Allowed voices

We are Lydia and Louis, and we have been asked by Vision to inject a little visual culture into the York-blogosphere. As the leaders of The Norman Rea Gallery we hope that we can offer some authority on such things, perhaps introduce you to something new, possibly give you a new way of looking at something you already know. At the very least we’d like to get you thinking a bit more about art. So let us begin…

Today we visited the Ron Cooke Hub’s latest project, Allowed Voices, curated by the folk from the New School House Gallery, marking the annual Holocaust Memorial Day. The exhibition opens out the events of the Holocaust in a pan-European perspective, with Portraits for Posterity of ordinary people, each of whom experienced the devastation of genocide in individually harrowing circumstances. While undoubtedly sobering, the exhibition is markedly hopeful as its extensive captioning relates the story of each of the subjects’ personal recovery.

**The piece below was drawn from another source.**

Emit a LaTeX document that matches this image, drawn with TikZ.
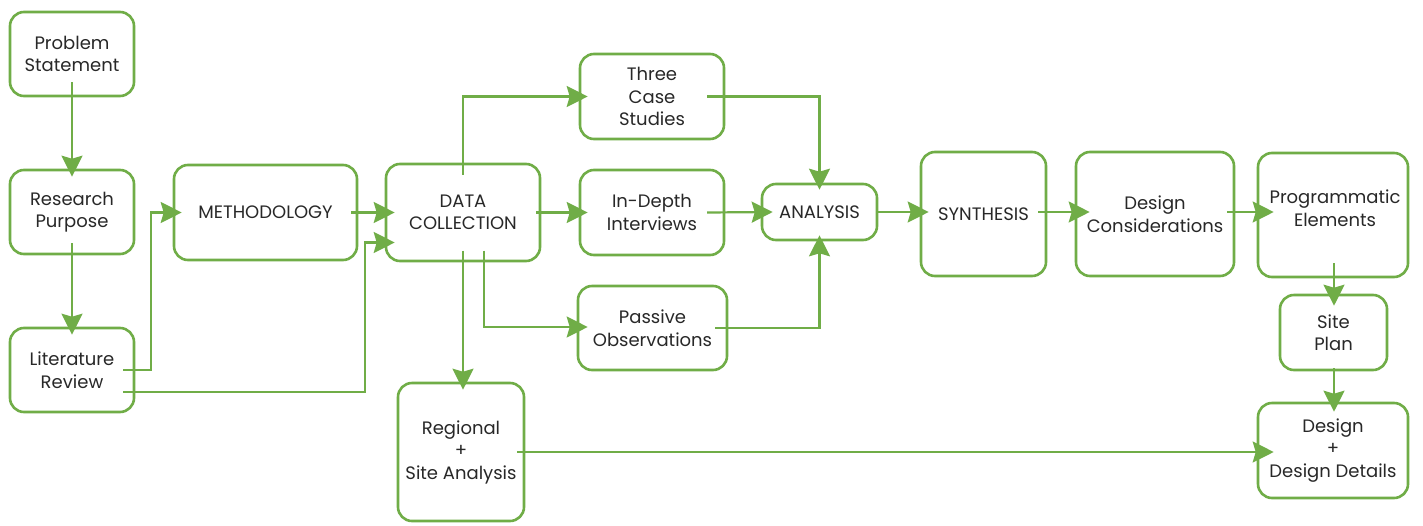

These are powerful photographs! This exhibition combines both emotional narratives and conscientious curating to create an emotional photographic journey for any individual who is interested in photography as a medium. The photographs appear to have been manipulated in order to focus on particular facial features giving piercing clarity alongside soft tones on a plain black background – a flourish of technical prowess from Matt Writtle, the photographer.

As of Monday (January 30th) this wall of wizened faces is to be complimented by the installation of a project entitled Speak Up. Speak Out, which encouraged local secondary school pupils to think about themes of genocide and cultural eradication. Again, at the risk of seeming glib, it’s soundly provocative stuff, but is buoyed up by little sparks of youthful ingenuity – for example, in managing to thoughtfully align the Holocaust and campaigns to protect endangered species of elephant, or in the form of the central installation, a pile of discarded shoes.

The combination of the two artistic projects in one space might feel a little chaotic, but the Ron Cooke Hub seems to handle it remarkably well.

Allowed Voices will be at The Ron Cooke Hub until Feb. 5 so go and check it out, we enjoyed it immensely.